The Duty of Candour: a level playing field?
Bill Dunkerley
18/07/2019

When Andy Burnham, then MP for Leigh, proposed a statutory duty of candour back in 2017, he no doubt hoped progress might now have been made. His draft Bill, prompted by his involvement with the Hillsborough families, would require public authorities to admit responsibility following adverse incidents, even before court proceedings have been intimated. Put on hold following the snap General Election, the process has been reinvigorated by the tragedy at Grenfell and the drive towards public accountability pressed by regulators including the Care Quality Commission.

What is proposed?

The Bill addressed a groundswell of opinion that there was an uneven playing field, between bereaved families on the one hand and well-resourced public authorities on the other. There was additional disquiet that, despite the extent of investigations prior to the second Hillsborough inquest, neither the coronial nor criminal justice system had been able to reveal the cover-ups which subsequently came to light.

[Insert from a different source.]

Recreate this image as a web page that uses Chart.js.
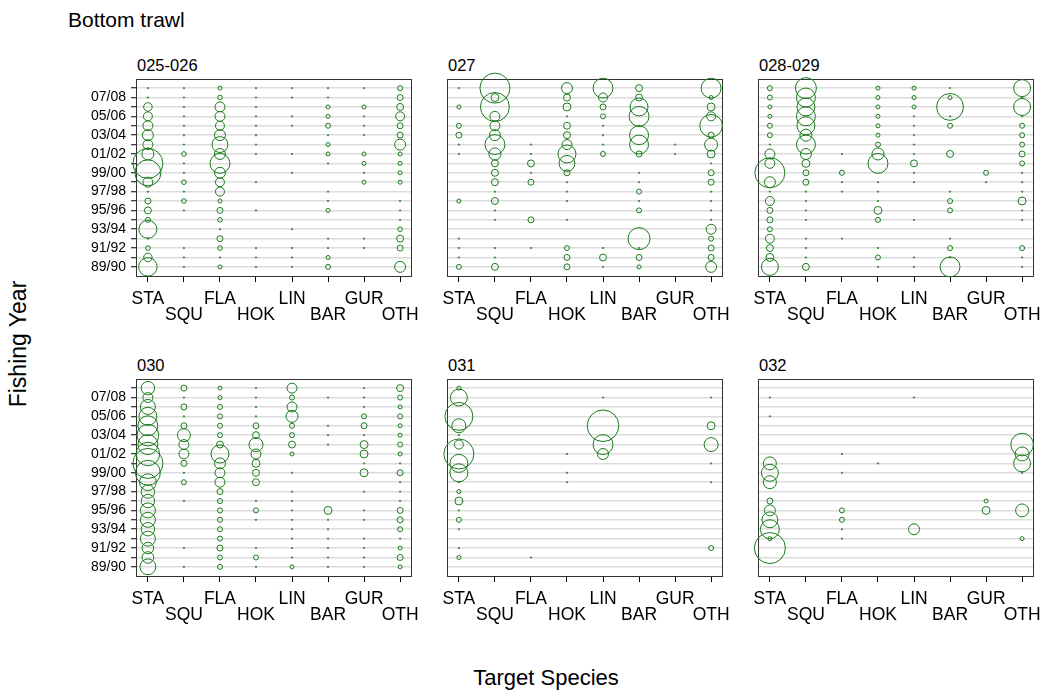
<!DOCTYPE html>
<html><head><meta charset="utf-8">
<script src="https://cdn.jsdelivr.net/npm/chart.js@4.4.1/dist/chart.umd.min.js"></script>
<style>
html,body{margin:0;padding:0;background:#fff;}
#wrap{position:relative;width:1042px;height:693px;overflow:hidden;background:#fff;font-family:"Liberation Sans",Arial,sans-serif;color:#000;}
.t{position:absolute;white-space:nowrap;}
canvas{position:absolute;}
</style></head><body>
<div id="wrap">
  <div class="t" style="left:68px;top:7px;font-size:21px;line-height:26px;">Bottom trawl</div>
  <div class="t" style="left:18px;top:344px;font-size:23px;line-height:26px;transform:translate(-50%,-50%) rotate(-90deg);">Fishing Year</div>
  <div class="t" style="left:546px;top:678px;font-size:22px;line-height:26px;transform:translate(-50%,-50%);">Target Species</div>
</div>
<script>
const species = ['STA','SQU','FLA','HOK','LIN','BAR','GUR','OTH'];
const years = ['89/90','90/91','91/92','92/93','93/94','94/95','95/96','96/97','97/98','98/99',
               '99/00','00/01','01/02','02/03','03/04','04/05','05/06','06/07','07/08','08/09'];
const yearTickLabels = ['89/90','91/92','93/94','95/96','97/98','99/00','01/02','03/04','05/06','07/08'];
const areaNames = ['025-026','027','028-029','030','031','032'];

// relative catch per species (rows, order as species) and fishing year (columns, 89/90 .. 08/09)
const area025_026 = [
  [38,8,2.4,0.2,36,2.8,5.4,4,0.2,11,75,100,16,11,13.4,11,9,8,0.2,0.2],
  [0.2,0.2,0.2,0,0,0,0.2,2.4,0.2,2.4,0.2,0.2,2.4,0.2,0.2,0.2,0.2,0.2,0.2,0.2],
  [1.8,0.2,2.4,4,0.2,2.4,4,1.8,9,9,13.4,44,13.4,28,13.4,9,11,11,2.4,1.8],
  [0.2,0.2,0.2,0,0,0,0.2,0,0,0.2,0,0,0.2,0.2,0.2,0.2,0.2,0.2,0.2,0.2],
  [0.2,0.2,0.2,0,0.2,0,0,0,0,0,0.2,0,0.2,0,0,0.2,0.2,0,0.2,0.2],
  [2.8,1.8,0.2,0.2,0,0,1.8,0.2,0.2,0,0,0.2,1.8,1.8,0.2,2.8,1.8,1.8,0.2,0.2],
  [0,0,0.2,0.2,0,0,0,0,0,1.8,0.2,1.8,1.8,0,0.2,0.2,0.2,1.8,0,0.2],
  [13.4,0,4,5.4,2.4,0.2,0.2,0.2,0,1.8,1.8,1.8,1.8,13.4,4,4,9,5.4,4,2.8]
];
const area027 = [
  [2.8,0.2,0.2,0.2,0,0,0,1.8,0,0,0,0,0.2,0.2,4,2.8,0,1.8,0,0.2],
  [5.4,0.2,0.2,0,0,0.2,0.2,5.4,0.2,5.4,5.4,5.4,16,44,13.4,11,11,93,7,100],
  [0,0,0.2,0,0,4,0,0,0,4,0.2,5.4,0.2,0.2,0,0,0,0,0,0],
  [4,4,2.8,0,0,0.2,0,0.2,0.2,0.2,4,28,36,11,5.4,5.4,0.2,7,5.4,13.4],
  [0.2,5.4,0.2,0,0,0,0,0,0,0,0,0,2.8,0.2,0.2,0.2,2.8,4,9,44],
  [1.8,4,0.2,54,0,0,2.8,0.2,2.8,0.2,0.2,0,4,40,40,0.2,44,36,5.4,5.4],
  [0,0,0,0,0,0,0,0,0,0,0,0,0.2,0.2,0,0,0,0,0,0],
  [13.4,4,4,2.8,11,0.2,0.2,0.2,0.2,4,4,0.2,7,18.8,4,57,9,7,1.8,44]
];
const area028_029 = [
  [32,7,5.4,9,2.8,4,4,9,0.2,13.4,100,11,11,0.2,2.8,2.8,1.8,1.8,2.8,2.8],
  [5.4,0.2,0.2,0.2,0,0.2,0.2,0.2,0.2,4,4,7,13.4,40,16,36,40,36,40,49],
  [0,0,0,0.2,0,0,0,0,0.2,0.2,2.8,0,0.2,0,0,0,0,0,0,0],
  [0.2,2.8,0.2,0,0,2.8,7,0.2,0.2,0.2,0,44,16,2.8,1.8,1.8,1.8,1.8,1.8,1.8],
  [0.2,0.2,0,0,0,0.2,0,0,0,0.2,0.2,5.4,0.2,0.2,0.2,0.2,0.2,1.8,1.8,1.8],
  [44,0.2,2.8,0.2,0,0,2.8,2.8,0.2,0,0,0,5.4,0,0,2.8,0.2,80,1.8,0.2],
  [0,0,0,0,0,0,0,0,0,0.2,2.8,0,0,0,0,0,0,0,0,0],
  [0.2,0.2,2.8,0,0,0.2,0.2,7,0.2,0.2,0.2,2.8,4,2.8,2.8,2.8,0.2,32,0.2,32]
];
const area030 = [
  [28,15,15,25,20,25,25,20,20,31,69,100,61,44,52,44,36,25,11,20],
  [0.2,0,0.2,0,0,0,0,0.2,0,2.8,0.2,4,11,11,18.8,4,0.2,4,0.2,4],
  [2.8,2.8,4,2.8,2.8,2.8,2.8,2.8,4,11,11,13.4,36,5.4,2.8,2.8,2.8,2.8,1.8,1.8],
  [0.2,2.8,0.2,0,0,0.2,2.8,0.2,0,5.4,5.4,7,11,21.8,5.4,4,0.2,0.2,0.2,0.2],
  [1.8,0.2,0.2,0.2,0.2,0.2,0.2,0.2,0.2,0,0.2,0,1.8,5.4,2.8,2.8,16,11,2.8,11],
  [0.2,0.2,0.2,0.2,0.2,0.2,7,0,0,0,0,0,0,0.2,0.2,0.2,0,0,0.2,0],
  [0.2,0.2,0.2,0.2,0,0.2,0.2,0,0.2,0,7,0.2,7,7,0.2,4,2.8,0.2,0.2,0.2],
  [1.8,4,1.8,0.2,2.8,4,4,0.2,0.2,0.2,4,0.2,1.8,2.8,1.8,1.8,2.8,1.8,2.8,5.4]
];
const area031 = [
  [0,1.8,0.2,0,0.2,2.8,0.2,7,1.8,0.2,36,36,100,9,0.2,21.8,87,0,32,1.8],
  [0,0,0,0,0,0,0,0,0,0,0,0,0,0,0,0,0,0,0,0],
  [0,0.2,0,0,0,0,0,0,0,0,0,0,0,0,0,0,0,0,0,0],
  [0,0,0,0,0,0,0,0,0,0.2,0.2,0,0.2,0,0,0,0,0,0,0],
  [0,0,0,0,0,0,0,0,0,0,0,0,13.4,44,0,111,0,0,0.2,0],
  [0,0,0,0,0,0,0,0,0,0,0,0,0,0,0,0,0,0,0,0],
  [0,0,0,0,0,0,0,0,0,0,0,0,0,0,0,0,0,0,0,0],
  [0,0,2.8,0,0,0,0,0,0,0.2,0,0.2,0,21.8,0,7,0,0,0.2,0]
];
const area032 = [
  [0,0,107,1.8,40,28,13.4,4,0,18.8,32,18.8,0,0,0,0,0.2,0,0.2,0],
  [0,0,0,0,0,0,0,0,0,0,0,0,0,0,0,0,0,0,0,0],
  [0,0,0,0.2,0.2,2.8,2.8,0,0,0,0.2,0,0.2,0,0,0,0,0,0,0],
  [0,0,0,0,0,0,0,0,0,0,0,0.2,0,0,0,0,0,0,0,0],
  [0,0,0,0,13.4,0,0,0,0,0,0,0,0,0,0,0,0,0,0.2,0],
  [0,0,0,0,0,0,0,0,0,0,0,0,0,0,0,0,0,0,0,0],
  [0,0,0,0,0,0,7,1.8,0,0,0,0,0,0,0,0,0,0,0,0],
  [0,0,0,1.8,0,0,18.8,0,0,0,0.2,32,21.8,57,0,0,0,0,0,0]
];
const areaData = [area025_026, area027, area028_029, area030, area031, area032];

// ---- layout (not data) ----
Chart.defaults.font.family = '"Liberation Sans", Arial, sans-serif';
Chart.defaults.color = '#000';
const PW = 276, PH = 197;
const lefts = [136, 447, 758], tops = [79, 379];
const PADL = 70, PADT = 20, PADR = 20, PADB = 58;
const green = '#1a7a1a';
const sizeToRadius = v => 1.5 * Math.sqrt(v);

const frame = {
  id: 'frame',
  beforeDatasetsDraw(chart) {
    const {ctx, chartArea: a} = chart;
    ctx.save();
    ctx.strokeStyle = '#333';
    ctx.lineWidth = 1;
    ctx.strokeRect(Math.round(a.left) + 0.5, Math.round(a.top) + 0.5,
                   Math.round(a.right - a.left) - 1, Math.round(a.bottom - a.top));
    ctx.restore();
  }
};

const wrap = document.getElementById('wrap');
areaNames.forEach((name, p) => {
  const col = p % 3, row = Math.floor(p / 3);
  const pl = lefts[col], pt = tops[row];
  const showY = col === 0;

  const title = document.createElement('div');
  title.className = 't';
  title.style.cssText = `left:${pl + 1}px;top:${pt - 23}px;font-size:16.5px;line-height:18px;`;
  title.textContent = name;
  wrap.appendChild(title);

  const cv = document.createElement('canvas');
  cv.width = PW + PADL + PADR; cv.height = PH + PADT + PADB;
  cv.style.left = (pl - PADL) + 'px'; cv.style.top = (pt - PADT) + 'px';
  cv.style.width = cv.width + 'px'; cv.style.height = cv.height + 'px';
  wrap.appendChild(cv);

  const points = [];
  areaData[p].forEach((vals, s) => vals.forEach((v, y) => {
    if (v > 0) points.push({x: s, y: y, r: sizeToRadius(v)});
  }));

  new Chart(cv, {
    type: 'bubble',
    data: {datasets: [{data: points, backgroundColor: 'rgba(0,0,0,0)', borderColor: green,
                       borderWidth: 1, clip: false}]},
    options: {
      responsive: false, animation: false, devicePixelRatio: 1, events: [],
      layout: {padding: {left: 0, top: PADT, right: PADR, bottom: 0}},
      plugins: {legend: {display: false}, tooltip: {enabled: false}},
      scales: {
        x: {
          type: 'linear', min: -0.33, max: 7.33,
          afterBuildTicks: s => { s.ticks = species.map((_, i) => ({value: i})); },
          afterFit: s => { s.height = PADB; },
          grid: {drawOnChartArea: false, drawTicks: true, tickLength: 6, tickColor: '#000', tickWidth: 1},
          border: {display: false},
          ticks: {autoSkip: false, maxRotation: 0, padding: 10,
                  font: {size: 17.5, lineHeight: 0.87}, color: '#000',
                  callback: v => (v % 2 === 0 ? species[v] : ['', species[v]])}
        },
        y: {
          type: 'linear', min: -0.97, max: 19.97,
          afterBuildTicks: s => { s.ticks = years.map((_, i) => ({value: i})); },
          afterFit: s => { s.width = PADL; },
          grid: {color: '#dcdcdc', lineWidth: 1.5, drawTicks: showY, tickLength: 5,
                 tickColor: '#000', tickWidth: 1},
          border: {display: false},
          ticks: {autoSkip: false, padding: 5, font: {size: 14}, color: '#000',
                  callback: v => (showY && yearTickLabels.includes(years[v]) ? years[v] : '')}
        }
      }
    },
    plugins: [frame]
  });
});
</script>
</body></html>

The draft Bill proposes a statutory duty of candour, which would require public authorities, public servants and officials to:

  • act at all times in the public interest and with transparency, candour and frankness;
  • assist court proceedings, official inquiries and investigations where their own acts or omissions are (or may be) relevant; and
  • disclose information which may change the scope of any proceedings, inquiry or investigation.

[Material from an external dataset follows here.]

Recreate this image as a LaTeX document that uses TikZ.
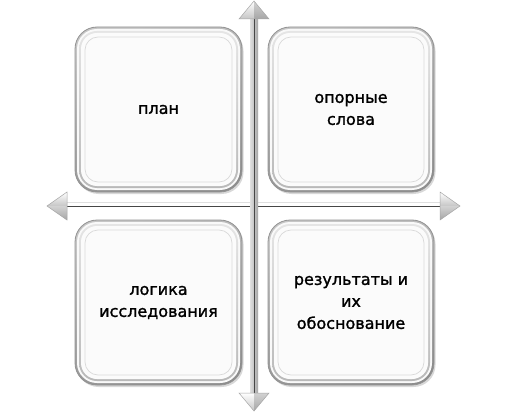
\documentclass[tikz,border=0pt]{standalone}
\usepackage{fontspec}
\setmainfont{DejaVu Sans}[FakeBold=1.2]
\newfontfamily\lblfont{DejaVu Sans}[FakeBold=1.4]
\usetikzlibrary{shadows}
\tikzset{
  rim/.style={rounded corners=22pt, draw=gray!85, line width=0.8pt,
    top color=gray!45, bottom color=gray!90, shading angle=20,
    drop shadow={shadow xshift=1.5pt, shadow yshift=-2pt, opacity=0.3, fill=gray}},
  rimhi/.style={rounded corners=20pt, fill=white!95!gray},
  rimlo/.style={rounded corners=18pt, top color=gray!20, bottom color=gray!55},
  face/.style={rounded corners=16pt, fill=white!97!gray},
  innerline/.style={rounded corners=13pt, draw=gray!30, line width=0.7pt},
  label/.style={align=center, font=\lblfont\fontsize{16}{22}\selectfont, text=black},
  shaftv/.style={left color=gray!25, right color=gray!70},
  shafth/.style={top color=gray!25, bottom color=gray!70},
  headlight/.style={top color=white, bottom color=gray!45},
  headdark/.style={top color=gray!35, bottom color=gray!70},
  headedge/.style={draw=gray!70, line width=0.5pt},
}
\newcommand{\qbox}[5]{%
  \path[rim] (#1,#2) rectangle (#3,#4);
  \path[rimhi] (#1+2,#2+2) rectangle (#3-2,#4-2);
  \path[rimlo] (#1+4,#2+4) rectangle (#3-4,#4-4);
  \path[face] (#1+6,#2+6) rectangle (#3-6,#4-6);
  \path[innerline] (#1+10,#2+10) rectangle (#3-10,#4-10);
  \node[label] (#5) at ({(#1+#3)/2},{(#2+#4)/2}) {};
}
\begin{document}
\begin{tikzpicture}[x=1pt,y=-1pt]
\useasboundingbox (0,0) rectangle (505,414);
\fill[white] (0,0) rectangle (505,414);
% boxes
\qbox{75}{27}{242}{192}{tl}
\qbox{268}{27}{434}{192}{tr}
\qbox{75}{220}{242}{385}{bl}
\qbox{268}{220}{434}{385}{br}
\node[label] at (tl) {план};
\node[label] at (tr) {опорные\\слова};
\node[label] at (bl) {логика\\исследования};
\node[label] at (br) {результаты и\\их\\обоснование};
% arrow end coordinates
\coordinate (vt) at (254,1);
\coordinate (vb) at (254,411);
\coordinate (hl) at (47,206);
\coordinate (hr) at (460,206);
% shafts
\shade[shafth] ([xshift=18pt]hl) ++(0,-4) rectangle ([xshift=-18pt,yshift=4pt]hr);
\draw[gray!55!black, line width=0.9pt] ([xshift=18pt]hl) -- ([xshift=-18pt]hr);
\shade[shaftv] ([yshift=-18pt]vt) ++(-4,0) rectangle ([xshift=4pt,yshift=18pt]vb);
\draw[gray!55!black, line width=0.9pt] ([yshift=-18pt]vt) -- ([yshift=18pt]vb);
% heads: top
\path[headlight] (vt) -- ++(-15,18) -- ++(15,0) -- cycle;
\path[headdark] (vt) -- ++(15,18) -- ++(-15,0) -- cycle;
\path[headedge] (vt) -- ++(-15,18) -- ++(30,0) -- cycle;
% bottom
\path[headlight] (vb) -- ++(-15,-18) -- ++(15,0) -- cycle;
\path[headdark] (vb) -- ++(15,-18) -- ++(-15,0) -- cycle;
\path[headedge] (vb) -- ++(-15,-18) -- ++(30,0) -- cycle;
% left
\path[headlight] (hl) -- ++(20,-14) -- ++(0,14) -- cycle;
\path[headdark] (hl) -- ++(20,14) -- ++(0,-14) -- cycle;
\path[headedge] (hl) -- ++(20,-14) -- ++(0,28) -- cycle;
% right
\path[headlight] (hr) -- ++(-20,-14) -- ++(0,14) -- cycle;
\path[headdark] (hr) -- ++(-20,14) -- ++(0,-14) -- cycle;
\path[headedge] (hr) -- ++(-20,-14) -- ++(0,28) -- cycle;
\end{tikzpicture}
\end{document}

‘Public authority’ is given an inclusive definition and is proposed to include, “any national or local government department… institution or agency engaged in functions of a public nature… [this] includes entities with a private structure but which are majority owned by public funds.”

What about failure to comply?

Chief Executives of public authorities will commit a criminal offence, punishable by a fine and/or imprisonment if they fail to meet the duty.

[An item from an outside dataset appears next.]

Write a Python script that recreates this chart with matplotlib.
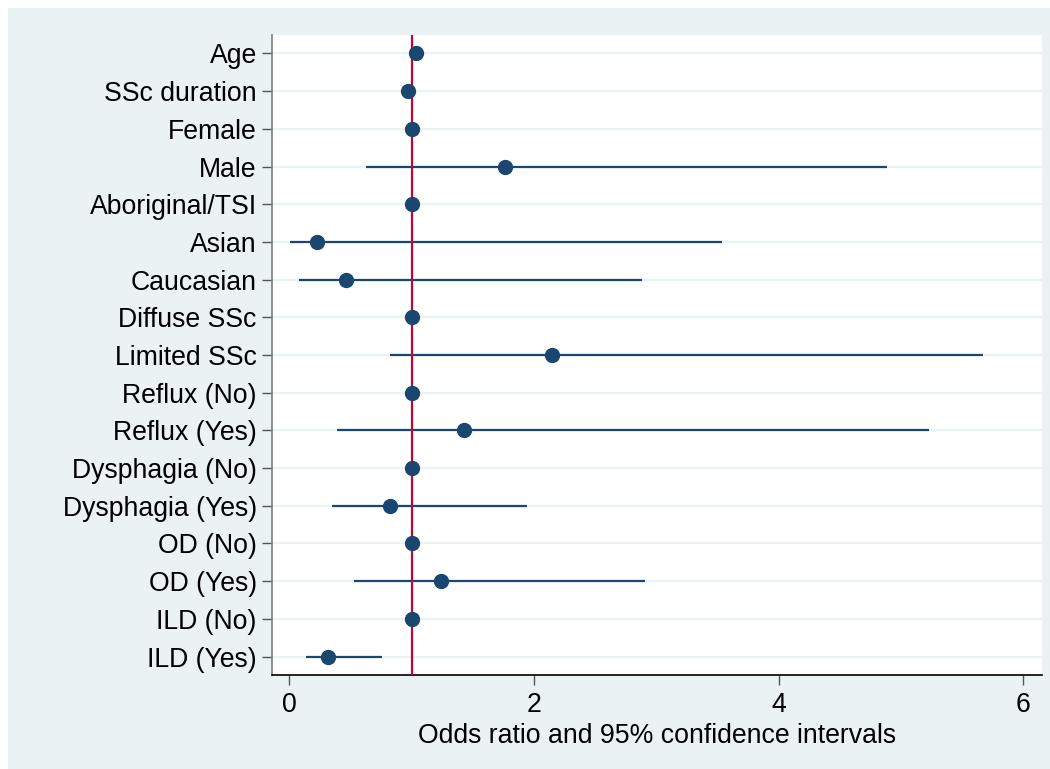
import matplotlib
matplotlib.use("Agg")
import matplotlib.pyplot as plt
from matplotlib.patches import Rectangle

categories = ["Age", "SSc duration", "Female", "Male", "Aboriginal/TSI", "Asian",
              "Caucasian", "Diffuse SSc", "Limited SSc", "Reflux (No)", "Reflux (Yes)",
              "Dysphagia (No)", "Dysphagia (Yes)", "OD (No)", "OD (Yes)", "ILD (No)", "ILD (Yes)"]
odds_ratio = [1.04, 0.97, 1.0, 1.76, 1.0, 0.23, 0.46, 1.0, 2.15, 1.0, 1.43, 1.0, 0.82, 1.0, 1.24, 1.0, 0.32]
ci_low = [None, None, None, 0.63, None, 0.01, 0.08, None, 0.82, None, 0.39, None, 0.35, None, 0.53, None, 0.14]
ci_high = [None, None, None, 4.89, None, 3.54, 2.88, None, 5.67, None, 5.23, None, 1.94, None, 2.91, None, 0.76]
xticks = [0, 2, 4, 6]
ref_line = 1.0

BG = "#EAF2F3"
NAVY = "#1A476F"
RED = "#C10534"

plt.rcParams['font.family'] = ['Liberation Sans', 'DejaVu Sans']

fig = plt.figure(figsize=(10.5, 7.69), dpi=100, facecolor="white")
fig.patches.append(Rectangle((8/1050, 0), 1 - 8/1050, 1 - 8/769, transform=fig.transFigure,
                             facecolor=BG, edgecolor="none", zorder=-10))
ax = fig.add_axes([272/1050, 1 - 675/769, (1042 - 272)/1050, (675 - 35)/769])
ax.set_facecolor("white")

n = len(categories)
ypos = list(range(n))

for y in ypos:
    ax.axhline(y, color=BG, lw=1.6, zorder=0)

for y, lo, hi in zip(ypos, ci_low, ci_high):
    if lo is not None:
        ax.plot([lo, hi], [y, y], color=NAVY, lw=1.6, zorder=2, solid_capstyle="butt")

ax.axvline(ref_line, color=RED, lw=1.6, zorder=3)
ax.plot(odds_ratio, ypos, "o", color=NAVY, markersize=10, zorder=4, linestyle="none")

ax.set_ylim(n - 1 + 0.49, -0.49)
ax.set_xlim(-0.141, 6.154)
ax.set_yticks(ypos)
ax.set_yticklabels(categories, fontsize=19.2)
ax.set_xticks(xticks)
ax.set_xticklabels([str(t) for t in xticks], fontsize=19.2)
ax.set_xlabel("Odds ratio and 95% confidence intervals", fontsize=19.2, labelpad=4)

for s in ["top", "right"]:
    ax.spines[s].set_visible(False)
ax.spines["left"].set_color("#7f7f7f")
ax.spines["left"].set_linewidth(1.2)
ax.spines["bottom"].set_color("black")
ax.spines["bottom"].set_linewidth(1.2)
ax.tick_params(axis="y", length=7, color="#555555", width=1, pad=4)
ax.tick_params(axis="x", length=7, color="#555555", width=1, pad=5)

fig.savefig("out.png", dpi=100, facecolor=fig.get_facecolor())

Public servants also commit an offence if they intentionally or recklessly mislead the general public, the media or proceedings. They will equally be guilty if they hinder their authority’s compliance with the duty.

Other proposals of note

The Bill also suggests bereaved families and ‘core participants’ at inquiries and inquests be entitled to publicly-funded legal assistance and representation at the same level, or in proportion to, the resources provided to the public authority.
What could this achieve?
When introducing the draft Bill, Any Burnham summarised the motivation as “simple”. “It [is]…to protect other families from going through what the Hillsborough families went through and from a similar miscarriage of justice. It empowers victims to secure disclosure of crucial information and prevent public authorities from lying to them or hiding the truth by making that an imprisonable offence… it creates a level legal playing field at inquests for bereaved families so that finally inquests become what they should always be – a vehicle to get to the truth.”

When can we expect a change?

Introduced in 2017, the Bill’s progress was thwarted by the dissolution of Parliament for the General Election in May of that year.

However, the Law Commission is currently considering reform of the offence of Misconduct in Public Office and anticipates discussing the duty of candour in its final report, due in autumn 2019.

Comment

The Bill does not define “candour” and the precise scope of any new duty remains unclear. Certainly we would not expect any duty to require criminal suspects to make admissions prior to appearing before the Court; that would undermine the criminal justice system.

Interestingly, whilst the emphasis is on public authorities, the proposed duty would also apply to private organisations where their activities are delegated or contracted to them by an organ of the state, or where they have a health and safety obligation to the public.

Questions will also arise as to the tension between the requirement for candour and the right to silence in the criminal process. Where someone reasonably asserts that right, the draft Bill suggests they will not be guilty of lacking candour. However, the idea that any assertion of the right of silence will be subject to third party scrutiny is seismic to say the least.

The proposal to extend legal assistance to bereaved families is likely to receive widespread support. However, the very significant cuts to the legal aid budget in recent years begs the question: where will the money come from?

Interestingly, the Bill also proposes a limit on the legal spend of public authorities in responding to inquests and inquiries, the logic being that the requirement for them to ‘come clean’ at the outset will reduce the length of investigations and thereby ensure costs savings for all. Any such limits may however fetter the ability of public authorities to fully and properly articulate their case when responding to investigations.

In addition, of the organisations which have to date voluntarily accepted responsibility in the immediate aftermath of adverse incidents, there has been little acknowledgement of their acceptance or explicit reduction in fine imposed.
Sentencing Guidelines for health and safety offences are stated to be punitive and designed to send a message to shareholders and can therefore be seen as a ‘stick’ to encourage early admissions.
However, there is no comparable carrot. In the absence of an acknowledged benefit or (financial) incentive for being candid, a potential defendant is likely to consider themselves caught between a rock and a hard place.

Despite the suggestions for improvement which have been highlighted by bereaved families over recent years, the enactment of a statutory duty of candour appears low on the Government’s priorities at the current time. If the duty is to become law then there needs to be careful consideration of the potential, but significant, implications to ensure that there is genuinely fairness to all.